Однако при этом великом князе были две междоусобные войны, одна в Полоцкой земле, другая на Волыни. Какая была причина войны между Мономахом и старшим из полоцких князей, Глебом Всеславичем, в точности неизвестно. Летопись объясняет ее враждою, которую потомки Рогнеды питали к потомкам Ярослава. Очевидно, полоцкие князья, не получая доли в остальных русских землях, старались отделиться, не хотели признавать над собою старшинство киевского князя, слушаться его как отца, ездить к нему на поклон и по его требованию являться на помощь со своими дружинами.
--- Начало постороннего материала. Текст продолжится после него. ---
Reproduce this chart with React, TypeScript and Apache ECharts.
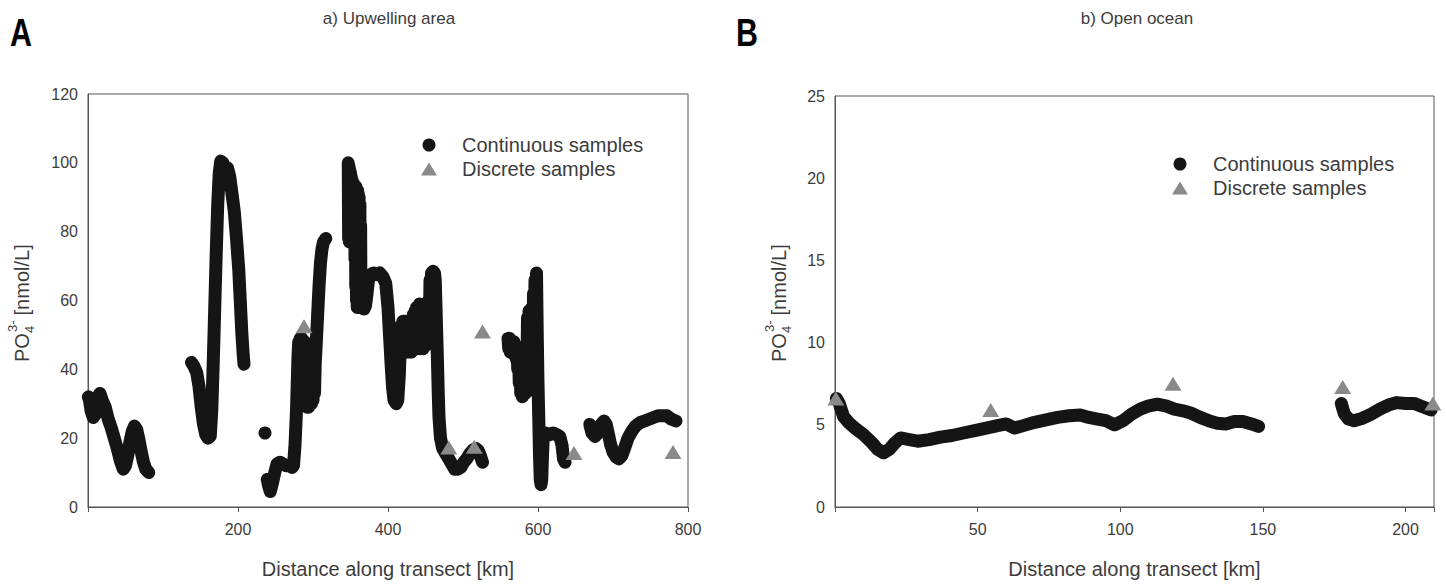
import React, { useEffect, useRef } from "react";
import * as echarts from "echarts";

const FONT = "'Liberation Sans', Arial, Helvetica, sans-serif";
const TEXT = "#3c3c3c";
const AXIS = "#555555";
const DOT = "#151515";
const TRI = "#8a8a8a";

// ---------- Panel A: Upwelling area ----------
const upwellingXTicks = [0, 200, 400, 600, 800];
const upwellingYTicks = [0, 20, 40, 60, 80, 100, 120];

const upwellingSeg1 = [
  [0.5, 32], [2, 31], [4, 28], [7, 26], [10, 27], [13, 32], [16, 33], [19, 31], [23, 29],
  [27, 25.5], [31, 23], [35, 20], [39, 17], [43, 13.5], [47, 11], [50, 12], [53, 15],
  [56, 19], [59, 22], [62, 23.5], [65, 22.5], [68, 19.5], [71, 16], [74, 13], [77, 11],
  [81, 10],
];
const upwellingSeg2 = [
  [138, 42], [141, 41], [145, 39], [148, 35], [151, 29], [154, 24], [157, 21], [160, 20],
  [163, 20.5], [165, 28], [167, 42], [169, 58], [171, 74], [173, 88], [175, 97], [177, 100.5],
  [180, 100], [183, 98], [186, 98.5], [189, 96], [192, 91], [195, 86], [198, 78], [201, 69],
  [203, 60], [205, 51], [207, 44], [208, 41.5],
];
const upwellingIsolated = [[236, 21.5]];
const upwellingSeg4 = [
  [239, 8], [241, 6], [243, 4.5], [246, 7], [249, 10], [252, 12.5], [256, 13],
  [260, 12.5], [264, 12], [268, 12], [272, 11.5], [274, 12], [276, 18], [278, 28], [279, 36],
  [280, 44], [281, 48], [282, 36], [283, 49], [284, 34], [285, 49], [286, 32], [287, 48],
  [288, 31], [289, 48], [290, 30], [291, 47], [292, 29], [293, 46], [294, 29], [295, 44],
  [296, 30], [297, 43], [298, 30], [299, 40], [300, 31], [301, 38], [302, 33], [303, 42],
  [304, 46], [306, 55], [308, 64], [310, 71], [312, 75], [314, 77], [317, 78],
];
const upwellingSeg5 = [
  [347, 100], [347.5, 78], [348, 99], [348.5, 77], [349, 98], [349.5, 77], [350, 97],
  [350.5, 77], [351, 96], [351.5, 77], [352, 95], [352.5, 77], [353, 94], [353.5, 78],
  [354, 94], [355, 80], [355.5, 93], [356, 72], [356.5, 93], [357, 64], [357.5, 93], [358, 60],
  [358.5, 92], [359, 58], [359.5, 92], [360, 58], [360.5, 91], [361, 58], [361.5, 90],
  [362, 58], [362.5, 88], [363, 58], [363.5, 82], [364, 58], [365, 66], [366, 58],
  [368, 57.5], [370, 58.5], [372, 62], [374, 66], [377, 67.5], [381, 68],
  [385, 67.5], [389, 68], [393, 67], [397, 65], [400, 58], [402, 50], [404, 42], [406, 35],
  [408, 31], [411, 30], [413, 31], [415, 38], [416, 44], [417, 50], [418, 53], [419, 46],
  [420, 54], [421, 46], [422, 54], [423, 45], [424, 54], [425, 46], [426, 53], [427, 45],
  [428, 52], [429, 46], [430, 50], [431, 45], [432, 53], [433, 46], [434, 56], [435, 46],
  [436, 57], [437, 47], [438, 58], [439, 46], [440, 58], [441, 47], [442, 59], [443, 46],
  [444, 58], [445, 47], [446, 58], [447, 46], [448, 57], [449, 47], [450, 58], [451, 47],
  [452, 56], [453, 48], [454, 60], [455, 50], [456, 66], [457, 55], [458, 68], [460, 68.5],
  [462, 68], [463, 66], [464, 58], [465, 50], [466, 42], [467, 33], [468, 26], [470, 20],
  [473, 17], [477, 15.5], [481, 14], [485, 12.5], [489, 11], [493, 11], [497, 11.5],
  [501, 13], [505, 14], [509, 15.5], [513, 16.5], [517, 17], [520, 16.5], [523, 15], [526, 13],
];
const upwellingSeg6 = [
  [560, 49], [561, 46], [562, 49], [563, 45], [564, 48.5], [565, 45], [566, 48], [567, 44.5],
  [568, 48], [569, 44], [570, 47], [571, 43], [572, 46], [573, 40], [574, 45], [575, 36],
  [576, 43], [577, 33], [578, 40], [579, 32], [580, 37], [581, 33], [582, 36], [583, 33],
  [584, 45], [585, 34], [586, 55], [587, 35], [588, 57], [589, 36], [590, 56], [591, 34],
  [592, 58], [593, 40], [594, 62], [595, 45], [596, 66], [597, 55], [598, 68], [599, 50],
  [600, 36], [601, 26], [602, 15], [603, 8], [604, 6.5], [605, 8], [606, 15], [607, 20],
  [610, 21.5], [615, 21], [620, 21.5], [625, 21], [629, 20.5], [632, 18], [634, 14], [636, 13],
];
const upwellingSeg7 = [
  [669, 24], [672, 21.5], [676, 20.5], [680, 21.5], [684, 24], [688, 25], [691, 24], [694, 21],
  [697, 18], [700, 16], [704, 14.5], [708, 14], [712, 15], [716, 17.5], [720, 20], [725, 22],
  [730, 23.5], [736, 24.5], [742, 25], [748, 25.5], [754, 26], [760, 26.5], [766, 26.5],
  [772, 26.5], [778, 25.5], [784, 25],
];
const upwellingDiscrete = [
  [288, 52.5], [481, 17.3], [515, 17.5], [526, 51], [648, 15.7], [780, 16],
];

// ---------- Panel B: Open ocean ----------
const oceanXTicks = [0, 50, 100, 150, 200];
const oceanXMax = 210;
const oceanYTicks = [0, 5, 10, 15, 20, 25];

const oceanSeg1 = [
  [0.5, 6.6], [1.5, 6.3], [3, 5.5], [5, 5.1], [7, 4.8], [10, 4.4], [13, 3.9], [15, 3.5],
  [17, 3.3], [19, 3.5], [21, 3.9], [23, 4.2], [26, 4.1], [29, 4.0], [33, 4.1], [37, 4.25],
  [41, 4.35], [45, 4.5], [49, 4.65], [53, 4.8], [57, 4.95], [60, 5.05], [63, 4.8], [66, 4.95],
  [70, 5.15], [74, 5.3], [78, 5.45], [82, 5.55], [86, 5.6], [89, 5.45], [92, 5.35], [95, 5.25],
  [98, 5.0], [101, 5.25], [104, 5.65], [107, 5.95], [110, 6.15], [113, 6.25], [116, 6.15],
  [119, 5.95], [122, 5.85], [125, 5.7], [128, 5.45], [131, 5.25], [134, 5.1], [137, 5.05],
  [140, 5.2], [143, 5.2], [146, 5.05], [148.5, 4.9],
];
const oceanSeg2 = [
  [177.5, 6.3], [178.5, 5.7], [180, 5.35], [182, 5.25], [185, 5.4], [188, 5.65], [191, 5.95],
  [194, 6.2], [197, 6.35], [200, 6.3], [203, 6.3], [206, 6.1], [209, 5.9],
];
const oceanDiscrete = [
  [0.3, 6.6], [54.6, 5.9], [118.5, 7.5], [178, 7.3], [209.6, 6.3],
];

const CONT = "Continuous samples";
const DISC = "Discrete samples";

function lineSeries(seg: number[][], idx: number, width: number) {
  return {
    type: "line",
    name: CONT,
    xAxisIndex: idx,
    yAxisIndex: idx,
    data: seg,
    showSymbol: false,
    symbol: "circle",
    smooth: false,
    lineStyle: { width, color: DOT, cap: "round", join: "round", opacity: 1 },
    itemStyle: { color: DOT },
    silent: true,
    z: 2,
  };
}

function xAxis(idx: number, ticks: number[], max: number) {
  const step = ticks[1] - ticks[0];
  return {
    type: "value",
    gridIndex: idx,
    min: ticks[0],
    max,
    interval: step,
    axisLine: { show: true, onZero: false, lineStyle: { color: AXIS, width: 1 } },
    axisTick: { show: true, inside: false, length: 5, lineStyle: { color: AXIS } },
    axisLabel: {
      color: TEXT,
      fontSize: 16,
      fontFamily: FONT,
      margin: 14,
      formatter: (v: number) => (v === 0 || ticks.indexOf(v) < 0 ? "" : String(v)),
    },
    splitLine: { show: false },
    name: "Distance along transect [km]",
    nameLocation: "middle",
    nameGap: 52,
    nameTextStyle: { color: TEXT, fontSize: 20, fontFamily: FONT },
  };
}

function yAxis(idx: number, ticks: number[]) {
  return {
    type: "value",
    gridIndex: idx,
    min: ticks[0],
    max: ticks[ticks.length - 1],
    interval: ticks[1] - ticks[0],
    axisLine: { show: true, onZero: false, lineStyle: { color: AXIS, width: 1 } },
    axisTick: { show: false },
    axisLabel: { color: TEXT, fontSize: 16, fontFamily: FONT, margin: 10 },
    splitLine: { show: false },
  };
}

function legend(left: number, top: number) {
  return {
    left,
    top,
    orient: "vertical",
    padding: 0,
    itemWidth: 16,
    itemHeight: 13,
    itemGap: 4,
    selectedMode: false,
    data: [
      { name: CONT, icon: "circle", itemStyle: { color: DOT } },
      { name: DISC, icon: "triangle", itemStyle: { color: TRI } },
    ],
    textStyle: { color: TEXT, fontSize: 20, fontFamily: FONT, padding: [0, 0, 0, 20] },
  };
}

function yName(cx: number, cy: number) {
  return {
    type: "group",
    x: cx,
    y: cy,
    rotation: Math.PI / 2,
    silent: true,
    children: [
      { type: "text", x: -58, y: 0, style: { text: "PO", fontSize: 20, fontFamily: FONT, fill: TEXT, align: "left", verticalAlign: "middle" } },
      { type: "text", x: -29, y: 7, style: { text: "4", fontSize: 13, fontFamily: FONT, fill: TEXT, align: "left", verticalAlign: "middle" } },
      { type: "text", x: -28, y: -10, style: { text: "3-", fontSize: 13, fontFamily: FONT, fill: TEXT, align: "left", verticalAlign: "middle" } },
      { type: "text", x: -17, y: 0, style: { text: " [nmol/L]", fontSize: 20, fontFamily: FONT, fill: TEXT, align: "left", verticalAlign: "middle" } },
    ],
  };
}

export default function App() {
  const ref = useRef<HTMLDivElement>(null);

  useEffect(() => {
    if (!ref.current) return;
    const chart = echarts.init(ref.current, undefined, { renderer: "svg" });
    const upSegs = [upwellingSeg1, upwellingSeg2, upwellingSeg4, upwellingSeg5, upwellingSeg6, upwellingSeg7];
    const ocSegs = [oceanSeg1, oceanSeg2];
    const option: any = {
      animation: false,
      backgroundColor: "#ffffff",
      textStyle: { fontFamily: FONT },
      grid: [
        { left: 88, top: 94, width: 600, height: 420, show: true, borderColor: AXIS, borderWidth: 1, backgroundColor: "transparent" },
        { left: 835, top: 96, width: 599, height: 418, show: true, borderColor: AXIS, borderWidth: 1, backgroundColor: "transparent" },
      ],
      xAxis: [xAxis(0, upwellingXTicks, upwellingXTicks[upwellingXTicks.length - 1]), xAxis(1, oceanXTicks, oceanXMax)],
      yAxis: [yAxis(0, upwellingYTicks), yAxis(1, oceanYTicks)],
      legend: [legend(421, 135), legend(1172, 154)],
      graphic: [
        { type: "text", x: 10, y: 14, scaleX: 0.8, style: { text: "A", fontSize: 38, fontWeight: "bold", fontFamily: FONT, fill: "#000" } },
        { type: "text", x: 736, y: 14, scaleX: 0.8, style: { text: "B", fontSize: 38, fontWeight: "bold", fontFamily: FONT, fill: "#000" } },
        { type: "text", x: 389, y: 18, style: { text: "a) Upwelling area", fontSize: 17, fontFamily: FONT, fill: TEXT, align: "center", verticalAlign: "middle" } },
        { type: "text", x: 1137, y: 18, style: { text: "b) Open ocean", fontSize: 17, fontFamily: FONT, fill: TEXT, align: "center", verticalAlign: "middle" } },
        yName(22, 304),
        yName(779, 304),
      ],
      series: [
        ...upSegs.map((s) => lineSeries(s, 0, 13)),
        {
          type: "scatter", name: CONT, xAxisIndex: 0, yAxisIndex: 0, data: upwellingIsolated,
          symbol: "circle", symbolSize: 13, itemStyle: { color: DOT, opacity: 1 }, silent: true, z: 2,
        },
        {
          type: "scatter", name: DISC, xAxisIndex: 0, yAxisIndex: 0, data: upwellingDiscrete,
          symbol: "triangle", symbolSize: [17, 14], itemStyle: { color: TRI, opacity: 1 }, silent: true, z: 3,
        },
        ...ocSegs.map((s) => lineSeries(s, 1, 13)),
        {
          type: "scatter", name: DISC, xAxisIndex: 1, yAxisIndex: 1, data: oceanDiscrete,
          symbol: "triangle", symbolSize: [17, 14], itemStyle: { color: TRI, opacity: 1 }, silent: true, z: 3, clip: false,
        },
      ],
    };
    chart.setOption(option);
    return () => chart.dispose();
  }, []);

  return (
    <div
      ref={ref}
      style={{ position: "fixed", left: 0, top: 0, width: 1446, height: 584, background: "#fff" }}
    />
  );
}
А Глеб Всеславич Минский, кроме того, подобно отцу своему, нападал еще на некоторые соседние волости, конечно, с целью увеличить свой наследственный удел. Владимир два раза ходил на Глеба; во второй раз он взял Минского князя в плен и привел в Киев, где тот и умер вскоре. Во Владимире Волынском сидел сын Святополка-Михаила Ярослав, женатый на внучке Мономаха, на дочери его старшего сына Мстислава. Неизвестно также из-за чего, собственно, Ярослав рассорился с Мономахом и отослал от себя свою супругу, а его внучку. Угрожаемый великим князем Ярослав убежал к своему союзнику и родственнику, королю польскому Болеславу Кривоустому, женатому на его сестре Сбыславе. Польские короли почти всегда охотно поддерживали междоусобия в Русской земле и помогали младшим князьям против старших, чтобы не дать усилиться последним. Кроме поляков, венгерский король Стефан II на просьбу Ярослава о помощи не только не отказал ему, но и лично привел свои полки. Таким образом, Ярослав с многочисленным ополчением из угров, поляков и русских явился под стенами Владимира Волынского, в котором сидел один из сыновей Мономаха, мужественный Андрей Владимирович. Великий князь начал собирать войско, чтобы идти на помощь сыну; но помощь оказалась излишнею. Однажды Ярослав подъехал близко к городским стенам и угрожал гражданам жестокой местью, если они не отворят ему ворота и не выйдут к нему с поклоном. Но в то время как он разъезжал около города, из последнего незаметно вышли два наемные ляха и спрятались в засаде; а когда Ярослав возвращался в лагерь, они внезапно бросились на него и нанесли ему смертельный удар копьем (1123 г.). Тогда и все союзники его принуждены были разойтись по домам. В числе последних находились на этот раз известные братья Ростиславичи, Володарь и Василько. Причина, почему они пристали к врагам Мономаха, была следующая.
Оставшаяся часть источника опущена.